Key purposes of each bill signed today, according to a DLNR news release :

  • HB 1653 (Act 035): Strengthens aquatic resource penalties to increase compliance, to ensure just, reasonable and effective punishment for violations. Establishes a flexible, tiered administrative fine system.
  • SB 2767 (Act 034): Provides funds to DLNR to support the deployment, replacement and maintenance of fish aggregation devices (FADs), which are an important resource for fishers to target productive and sustainable fisheries like mahi mahi and ono. Missing FADs can result in less fish for consumption and increased operational costs for fishers. On average, about 15 FADs go missing each year.
  • SB 3330 (Act 031): Establishes a three-year pilot program to assess the carrying capacity of certain areas within the Pūpūkea Marine Life Conservation District (MLCD), in light of threats to marine life from people. Directs monitoring, documentation and assessment of effectiveness of mandatory and voluntary closures of high traffic areas in the MLCD.
  • SB 204 (Act 032): Gives DLNR the legal authority to use in-lieu fee mitigation to restore, create, enhance and preserve aquatic habitats or resources as compensatory mitigation to offset unavoidable adverse impacts from incidents like ship groundings.

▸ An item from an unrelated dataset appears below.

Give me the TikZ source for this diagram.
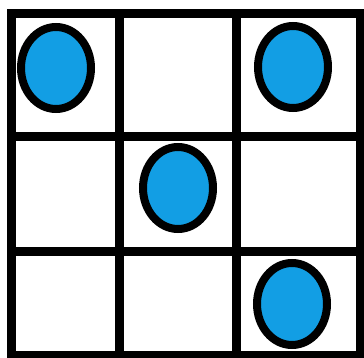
\documentclass[tikz,border=0pt]{standalone}
\definecolor{dotblue}{RGB}{18,158,228}
\tikzset{gridline/.style={line width=9pt, black, line cap=rect},
  dot/.style={fill=dotblue, draw=black, line width=8pt}}
\begin{document}
\begin{tikzpicture}[x=1pt,y=-1pt]
\useasboundingbox (0,0) rectangle (364,358);
\fill[white] (0,0) rectangle (364,358);
% grid
\foreach \x in {11.5,119.5,236.5,360} \draw[gridline] (\x,14) -- (\x,355);
\foreach \y in {14,137,251,355} \draw[gridline] (11.5,\y) -- (360,\y);
% dots
\draw[dot] (56,68) ellipse [x radius=35, y radius=41];
\draw[dot] (293,67) ellipse [x radius=35, y radius=41];
\draw[dot] (178,188) ellipse [x radius=35, y radius=41];
\draw[dot] (292,304) ellipse [x radius=35, y radius=41];
\end{tikzpicture}
\end{document}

Gov. Ige also signed into law SB2768 (Act 033), which directs DLNR to administer or enter into an agreement for the administration of a green jobs youth corps to provide temporary work and training opportunities in the fields of natural resource management, agriculture or other sustainability‑related professions to young adults 26 and younger.

The nonprofit Kupu provides many of the interns who work in various DLNR divisions, including the Division of Aquatic Resources (DAR). Kupu workers have been engaged in the division’s alien invasive species, urchin hatchery and coral nursery teams. Several workers also have advanced into civil service positions following their internship, said DAR Administrator Brian Neilson.


“This is a great day for the furtherance of ocean protections here in Hawai‘i,” Neilson said. “To now have the opportunity to expose more young people to the vital nature of protecting our lands and waters is a real win on this World Oceans Day, and further cements Hawai‘i’s reputation as a leader in conservation, mauka to makai.”